Data extract>
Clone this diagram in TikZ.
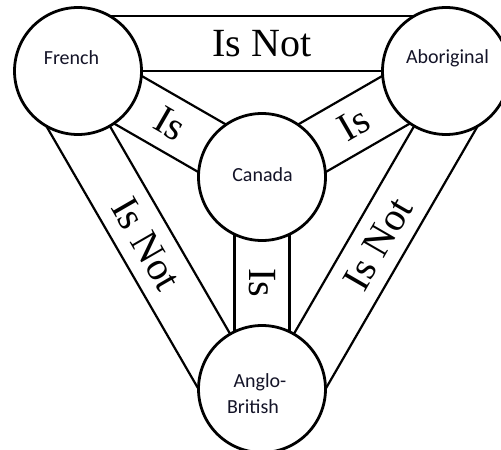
\documentclass[tikz,border=0pt]{standalone}
\usepackage{fontspec}
\setmainfont{Liberation Serif}
\newfontfamily\lblfont{Carlito}
\usetikzlibrary{calc}
\definecolor{lbl}{RGB}{20,20,40}
\begin{document}
\begin{tikzpicture}[x=1pt,y=-1pt,
  ent/.style={circle,draw=black,line width=2.8pt,fill=white,minimum size=127pt,inner sep=0pt},
  band/.style={draw=black,line width=2.2pt},
  rel/.style={font=\fontsize{40}{44}\selectfont,inner sep=0pt},
  lblname/.style={font=\lblfont\fontsize{20}{26}\selectfont,text=lbl,align=center,inner sep=0pt}]
\clip (0,0) rectangle (501,450);
\fill[white] (0,0) rectangle (501,450);
% centres
\coordinate (F) at (78,71);
\coordinate (A) at (446,71);
\coordinate (G) at (262,389);
\coordinate (C) at (262,177);
% outer bands (one edge on the centre line, widened outwards)
\draw[band] (F) -- (A);
\draw[band] ($(F)!55pt!90:(A)$) -- ($(A)!55pt!-90:(F)$);
\draw[band] (A) -- (G);
\draw[band] ($(A)!55pt!90:(G)$) -- ($(G)!55pt!-90:(A)$);
\draw[band] (G) -- (F);
\draw[band] ($(G)!55pt!90:(F)$) -- ($(F)!55pt!-90:(G)$);
% inner bands (centred on the centre line)
\draw[band] ($(C)!27.5pt!90:(F)$) -- ($(F)!27.5pt!-90:(C)$);
\draw[band] ($(C)!27.5pt!-90:(F)$) -- ($(F)!27.5pt!90:(C)$);
\draw[band] ($(C)!27.5pt!90:(A)$) -- ($(A)!27.5pt!-90:(C)$);
\draw[band] ($(C)!27.5pt!-90:(A)$) -- ($(A)!27.5pt!90:(C)$);
\draw[band] ($(C)!27.5pt!90:(G)$) -- ($(G)!27.5pt!-90:(C)$);
\draw[band] ($(C)!27.5pt!-90:(G)$) -- ($(G)!27.5pt!90:(C)$);
% circles
\node[ent] (french) at (F) {};
\node[ent] (abor) at (A) {};
\node[ent] (anglo) at (G) {};
\node[ent] (canada) at (C) {};
% names
\node[lblname,anchor=base] (tfrench) at (71.5,64) {French};
\node[lblname,anchor=base] (tabor) at (447.5,63) {Aboriginal};
\node[lblname,anchor=base] (tcanada) at (262.5,181) {Canada};
\node[lblname,anchor=center] (tanglo) at (260,394) {Anglo-\\British\hspace*{14pt}};
% relation labels
\path ($(french)!27.5pt!90:(abor)$) -- ($(abor)!27.5pt!-90:(french)$) node[rel,midway] (lFA) {Is Not};
\path ($(abor)!27.5pt!90:(anglo)$) -- ($(anglo)!27.5pt!-90:(abor)$) node[rel,midway,rotate=60] (lAG) {Is Not};
\path ($(anglo)!27.5pt!90:(french)$) -- ($(french)!27.5pt!-90:(anglo)$) node[rel,midway,rotate=-60] (lGF) {Is Not};
\path (canada) -- (french) node[rel,midway,rotate=-30] (lCF) {Is};
\path (canada) -- (abor) node[rel,midway,rotate=30] (lCA) {Is};
\path (canada) -- (anglo) node[rel,midway,rotate=-90] (lCG) {Is};
\end{tikzpicture}
\end{document}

What you will do> Repeat the data in full and exactly. Omit pictures.

Result>
Clone this diagram in TikZ.
\documentclass[tikz,border=0pt]{standalone}
\usepackage{fontspec}
\setmainfont{Liberation Serif}
\newfontfamily\lblfont{Carlito}
\usetikzlibrary{calc}
\definecolor{lbl}{RGB}{20,20,40}
\begin{document}
\begin{tikzpicture}[x=1pt,y=-1pt,
  ent/.style={circle,draw=black,line width=2.8pt,fill=white,minimum size=127pt,inner sep=0pt},
  band/.style={draw=black,line width=2.2pt},
  rel/.style={font=\fontsize{40}{44}\selectfont,inner sep=0pt},
  lblname/.style={font=\lblfont\fontsize{20}{26}\selectfont,text=lbl,align=center,inner sep=0pt}]
\clip (0,0) rectangle (501,450);
\fill[white] (0,0) rectangle (501,450);
% centres
\coordinate (F) at (78,71);
\coordinate (A) at (446,71);
\coordinate (G) at (262,389);
\coordinate (C) at (262,177);
% outer bands (one edge on the centre line, widened outwards)
\draw[band] (F) -- (A);
\draw[band] ($(F)!55pt!90:(A)$) -- ($(A)!55pt!-90:(F)$);
\draw[band] (A) -- (G);
\draw[band] ($(A)!55pt!90:(G)$) -- ($(G)!55pt!-90:(A)$);
\draw[band] (G) -- (F);
\draw[band] ($(G)!55pt!90:(F)$) -- ($(F)!55pt!-90:(G)$);
% inner bands (centred on the centre line)
\draw[band] ($(C)!27.5pt!90:(F)$) -- ($(F)!27.5pt!-90:(C)$);
\draw[band] ($(C)!27.5pt!-90:(F)$) -- ($(F)!27.5pt!90:(C)$);
\draw[band] ($(C)!27.5pt!90:(A)$) -- ($(A)!27.5pt!-90:(C)$);
\draw[band] ($(C)!27.5pt!-90:(A)$) -- ($(A)!27.5pt!90:(C)$);
\draw[band] ($(C)!27.5pt!90:(G)$) -- ($(G)!27.5pt!-90:(C)$);
\draw[band] ($(C)!27.5pt!-90:(G)$) -- ($(G)!27.5pt!90:(C)$);
% circles
\node[ent] (french) at (F) {};
\node[ent] (abor) at (A) {};
\node[ent] (anglo) at (G) {};
\node[ent] (canada) at (C) {};
% names
\node[lblname,anchor=base] (tfrench) at (71.5,64) {French};
\node[lblname,anchor=base] (tabor) at (447.5,63) {Aboriginal};
\node[lblname,anchor=base] (tcanada) at (262.5,181) {Canada};
\node[lblname,anchor=center] (tanglo) at (260,394) {Anglo-\\British\hspace*{14pt}};
% relation labels
\path ($(french)!27.5pt!90:(abor)$) -- ($(abor)!27.5pt!-90:(french)$) node[rel,midway] (lFA) {Is Not};
\path ($(abor)!27.5pt!90:(anglo)$) -- ($(anglo)!27.5pt!-90:(abor)$) node[rel,midway,rotate=60] (lAG) {Is Not};
\path ($(anglo)!27.5pt!90:(french)$) -- ($(french)!27.5pt!-90:(anglo)$) node[rel,midway,rotate=-60] (lGF) {Is Not};
\path (canada) -- (french) node[rel,midway,rotate=-30] (lCF) {Is};
\path (canada) -- (abor) node[rel,midway,rotate=30] (lCA) {Is};
\path (canada) -- (anglo) node[rel,midway,rotate=-90] (lCG) {Is};
\end{tikzpicture}
\end{document}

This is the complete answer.